Iraq News

Kurdish region hands ISIS prisoners to Iraqi government

By Khalid al-Taie


'Islamic State of Iraq and Syria' (ISIS) elements are detained by Peshmerga forces during the Tal Afar battles in 2017. [Photo courtesy of West Ninawa news network]

Officials from Iraq's Kurdish region have handed over hundreds of "Islamic State of Iraq and Syria" (ISIS) prisoners to the Iraqi government as part of a bilateral agreement federal officials say will enhance Iraq's security and stability.

The transfer of prisoners, which began March 12th, was the result of agreements reached by committees from the federal government in Baghdad and the Kurdish region.

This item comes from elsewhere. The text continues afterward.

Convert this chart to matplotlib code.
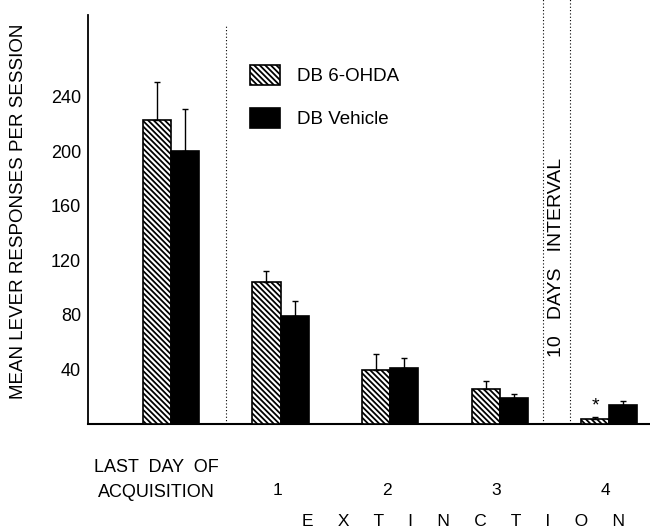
import matplotlib
matplotlib.use("Agg")
import matplotlib.pyplot as plt
import numpy as np

plt.rcParams['font.family'] = ['Liberation Sans', 'DejaVu Sans']
plt.rcParams['hatch.linewidth'] = 1.3

groups = ["LAST DAY OF\nACQUISITION", "1", "2", "3", "4"]
ohda = [223, 104, 39, 25, 3]
ohda_err = [28, 8, 12, 6, 2]
vehicle = [200, 79, 41, 18.5, 13.5]
vehicle_err = [31, 11, 7, 3, 3]
yticks = [40, 80, 120, 160, 200, 240]

fig = plt.figure(figsize=(6.5, 5.29), dpi=100)
ax = fig.add_axes([88/650, 1-423.5/529, 562/650, (423.5-15)/529])

x = np.arange(len(groups), dtype=float)
w = 0.256
ax.bar(x - w/2, ohda, w, color='white', edgecolor='black', hatch='\\\\\\\\\\\\', linewidth=1.2,
       label='DB 6-OHDA', zorder=3)
ax.bar(x + w/2, vehicle, w, color='black', edgecolor='black', linewidth=1.2,
       label='DB Vehicle', zorder=3)
ax.errorbar(x - w/2, ohda, yerr=[np.zeros(len(ohda)), ohda_err], fmt='none',
            ecolor='black', elinewidth=1.0, capsize=2, capthick=1.0, zorder=4)
ax.errorbar(x + w/2, vehicle, yerr=[np.zeros(len(vehicle)), vehicle_err], fmt='none',
            ecolor='black', elinewidth=1.0, capsize=2, capthick=1.0, zorder=4)

ax.text(x[4] - w/2 + 0.0, 13, '*', ha='center', va='center', fontsize=14)

ax.set_xlim(-0.758, 4.374)
ax.set_ylim(0, 300)
ax.set_yticks(yticks)
ax.set_yticklabels([str(t) for t in yticks], fontsize=13)
ax.tick_params(axis='y', length=0, pad=5)
ax.set_xticks([])
for s in ['top', 'right']:
    ax.spines[s].set_visible(False)
ax.spines['left'].set_linewidth(1.3)
ax.spines['bottom'].set_linewidth(1.5)

ax.axvline(0.5, ymin=0, ymax=0.975, color='black', linestyle=(0, (1, 2)), linewidth=0.8)
for xv in [3.395, 3.64]:
    ax.plot([xv, xv], [0, 312], color='black', linestyle=(0, (1, 2)), linewidth=0.8,
            clip_on=False)

ax.text(3.52, 122, '10   DAYS   INTERVAL', rotation=90, ha='center', va='center',
        fontsize=14)

ax.set_ylabel('MEAN LEVER RESPONSES PER SESSION', fontsize=13.5)
ax.yaxis.set_label_coords(-0.1085, 0.519)

# category labels
ax.text(-0.13, -32, 'LAST  DAY  OF', ha='center', va='center', fontsize=13)
ax.text(-0.13, -51, 'ACQUISITION', ha='center', va='center', fontsize=13)
for xi, lab in zip(x[1:], groups[1:]):
    ax.text(xi - 0.03, -49, lab, ha='center', va='center', fontsize=12.5)
ax.text(2.67, -72, 'E     X     T     I     N     C     T     I     O     N', ha='center',
        va='center', fontsize=12.5)

leg = ax.legend(loc='upper left', bbox_to_anchor=(0.259, 0.92), frameon=False,
                fontsize=13.5, handlelength=1.6, handleheight=1.3, labelspacing=1.2,
                handletextpad=0.9)

fig.savefig('out.png', dpi=100)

Iraqi officials told Diyaruna they welcomed this step, stressing the importance of continued co-operation between the federal government and authorities in the Kurdish region to ensure Iraq's security and stability.

More than 1,460 ISIS elements were handed over to the federal government in March, said Dindar Zibari, an official from the Kurdish region.

"These individuals were detained by the Kurdish security forces as investigations were under way to determine their involvement with ISIS and in terror crimes," he told Diyaruna.

They were handed over to the federal government based on decisions issued by courts in the Kurdish region, he said, noting that judicial authorities in Baghdad and Ninawa province will continue the investigations and issue verdicts.

Around 1,000 other detainees were released after investigations proved they were innocent, he said, "but several hundred others were convicted by Kurdish [region] courts" and remain in custody.

Others are still being questioned, he said, with judicial authorities in the Kurdish region issuing verdicts pursuant with the Iraqi penal code.

Authorities must work together

Zibari stressed the continuing need for authorities in the Kurdish region to work closely with the Iraqi government.

"Since the liberation of Ninawa province, this has been our main request, as collaboration and intelligence exchange is of paramount importance when it comes to preserving public security and stability," he said.

"The Peshmerga soldiers and Iraqi army were in the same boat as they fought off terrorism," Zibari said, pointing out that the "fruits of this collaboration are clear to see in the form of victory achieved over ISIS".

"However, we cannot be complacent," he said. "Our bilateral efforts have to continue."

The transfer operation is the result of October 28th negotiations between committees representing the federal government and the Kurdish region, said researcher Hisham al-Hashimi, who specialises in extremist movements.

"We think this is an important development, and comes in light of the positive atmosphere between both sides and a shared desire to cement the pillars of stability in the country," he told Diyaruna.

Ensuring justice is served

Kurdish forces were successful in capturing a number of ISIS fighters on the battlefield, al-Hashimi said, while others turned themselves and their families in, especially during the liberation of al-Sharqat, al-Ayadhiya and al-Hawijah.

"There is no clear information regarding the number of ISIS elements and their families captured by the Peshmerga that are currently in custody, but I would say the figure stands at no less than 3,000," al-Hashimi said.

Iraqi MP Iskandar Watwat, who serves on the parliamentary security and defence committee, put the number at "no more than 5,000".

He urged authorities in the Kurdish region to hand over any ISIS elements remaining in their custody "in order to complete investigations and court hearings".

This will lead to sentences "so that justice can be served and these individuals pay for the crimes they committed against the Iraqi people", he told Diyaruna.